Dating in small towns/semi-rural/rural areas: Best Practices?

This thread is an obvious follow-up tomy thread here. Something I posted in that thread was:

I have great faith in the SDMB to find other ways of looking at all kinds of issues, so here goes: How do I go about meeting people (i.e., datable women, aged 35+) in a small town? I grew up in one, and my first answer would be to go to church, but I’m not religious, so that’s a dead end. Is there some trick to this I haven’t thought of? I’m especially looking for intellectual, liberal types, the more geeky/nerdy the better. If they’re hiding somewhere (I’m about 90 minutes outside D.C., so I’m sure there are SOME) how do I flush them out?

Try the online dating sites. Note you will want to set a larger radius than you would in a city.

Join voluntary organizations from political to humane societies to environmental groups.

Be sociable: meet your neighbors and chat up people wherever you come across them.

I am assuming you want to date women without children, get a dog and go to dog parks.

Find a Unitarian Universalist church. Trust me, you’ll find women, all lefty, there. Plus, it’s UU. It’s like going to church without the religious aspects.

Plus the potlucks are awesome.

No good. I tried that. The youngest person there (after myself; I’m early 40s) was at least 60. I’m not ageist, but that’s just a bit awkward.

library

You gotta give it more time. Those little old ladies will try to set you up.

Invest the time.

^^^ That’s what I was thinking. Some surely have daughters and grand-daughters who are not attached.

I would put that in the “church” category – it just seems to be the domain of older people … and bums. Not to be negative; they all gotta go SOMEWHERE. Maybe I’m looking for a unicorn?!

Hmm. You do have a point.

Any colleges / universities in your area? If so, they probably sponsor public lectures, art gallery receptions, theater performances, and other activities likely to attract people who are smart and nerdy (and most of the faculty probably meet this description).

Maybe farmers markets or community events or art shows?

As someone who was lived and dated in small town Canada most of my life, this advice is rock solid, and worthy of a QFT.

If you’re looking for smart / nerdy women, have you looked into gaming groups or stores? There might not be anything like that in your area, but if there’s something like a game store in your area (or even a gaming group that meets at a library), that might be worthwhile to check out.

Go take some yoga classes - it’s good for you, and I guarantee you’ll meet women. Please don’t be creepy, though.

If there are still physical book stores in your area, look for flyers for book clubs (if not, check online).

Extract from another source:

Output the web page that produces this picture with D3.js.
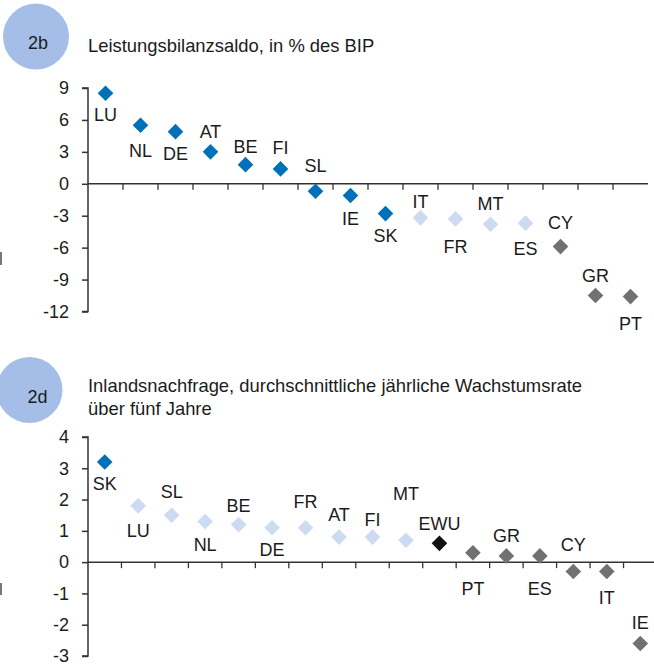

Hmm, 90 minutes outside DC. If you’re in the Frederick MD area, I may be able to make some recommendations.

OP: exactly what do you mean by “small town”? What is roughly the population of the town and the county?

Are there any community theater groups in your area?

I can’t tell you how many romances I’ve seen sparked among people appearing in a show or doing tech work…for all kinds of reasons. If I were on the market I’d audition in a heartbeat.

Tinder?

I used it when living in Reno, and had quite a few people show up from local rural areas, 20-45 minutes outside of town. I know Tinder is known as a hook-up app, but I’ve had it lead more serious endeavors as well.

Plus it takes some of the uncertainty out of flirting. You know the person you matched with, at very least, finds you physically attractive.

Sorry, no. It’s a rural area; the entire countryside is a dog park. The don’t have dog parks; they don’t need 'em.

I’ll tell you what has worked for me. I’m in a rural/small town setting, and whenever I’ve not been in a committed relationship (or married) I’ve had fun dating.

I do stuff without thinking about meeting women. I go to a bar, go out to eat, see a band, go kayaking with a meet-up group, go for sushi, take my dog for a walk, shop at Sam’s Club, go fishing, wash my car, etc. The same things I’d be doing if I was in a relationship, only solo. I meet people, talk, end up dating.

If I went out with the sole purpose of hooking up I’d probably fail miserably.